Sunday, February 8, 2009

Diary of a reality deception











Walter Benjamin's month and a half spent in 1926/1927 Moscow have nothing to do with the "revolutionary tourism" or contemporary emotional - but nothing more than emotional- descriptions on Soviet Russia. In a way, proportions kept, it's a kind of clarification with himself he needed, whatever the personal and intellectual risks.

Why he's there? Three main reasons, all of them having the same personal importance: to clarify its tormented relationship with his Latvian love and muse, Asja Lācis; to get a deep knowledge of the situation in Russia, and following to it to make a choice whether joining the Communist Party.

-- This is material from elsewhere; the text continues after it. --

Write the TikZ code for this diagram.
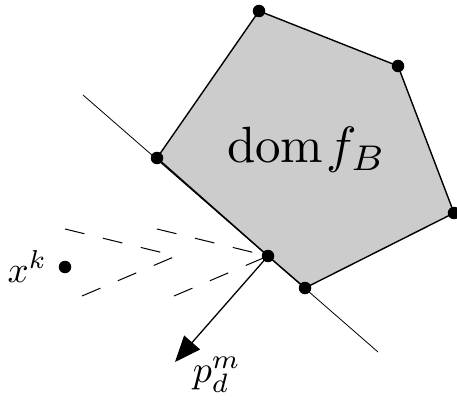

While waiting to meet Asja suffering in sanatorium, he's on a permanent peregrinations through Moscow - in the upheaval of the New Economic Policy, visiting from churches, small shops, streets, courtyards, going to theatre to see live Meyerhold or Stanislavki's artistic visions. or to buy lots of toys or look at the artistic or propaganda posters - whose Nazi translations are coming shortly. The low quality of human contacts, because lacking the knowledge of Russian, is impeding him to go right at the core of the world around, but he still insists to be present. Later on, his Moscow journey will be shared in Martin Buber's Die Kreatur. His intention as set in a previous letter to Buber: "I want to construct a portrayal of the city of Moscow at this moment, in which everything factual is already theory, and which thus refrain from all deductive abstraction, all prognostication, indeed, within limits, from any kind of value judgements". He's not a revolutionary propagandist, but a writer, an intellectual able to offer his personal view, acknowledging in the same time the strict limits set by the time. And, in fact, the time in revolutionary periods is getting new significations. Any moment could bring something new, a minute could reverse an entire situation. In his 1926/1927 Moscow, people are still longing from the aristocracy period, while on proletarian clothes: they are still Christmas marks, women are looking for tailored, individual clothes, the small shops are still open. But daily people's life is moving very very fast. The private life is almost absent for those involved in the revolutionary project. The human relations are changing: if you stop seeing somebody for a couple of days, sooner it will be impossible to reach him because he's part of a new social group, in another far-away place. You enter or you die, including from the social point of view.

The outcome. On the personal side, his relationship with Asja is over. Later on - in 1928 -, he separated from his wife Dora and even he will live together with Asja for two months, in Berlin and Frankfurt. But that's all. In ideological/political terms he concluded that "The life in Russia is for me too difficult within the Party, and outside the Party it doesn't offer too many chances, remaining still difficult". In the Work of Art in the Age of Mechanical Reproduction he will outline that "All efforts to render politics aesthetic leads to one thing: war". He kept himself disengaged and confered himself the freedom to see, even it was about his personal life or the political environment.

And his trip is closed. "With the large suitcase on my knees, I drove weeping through the darkening streets to the station". It was his choice to face the reality.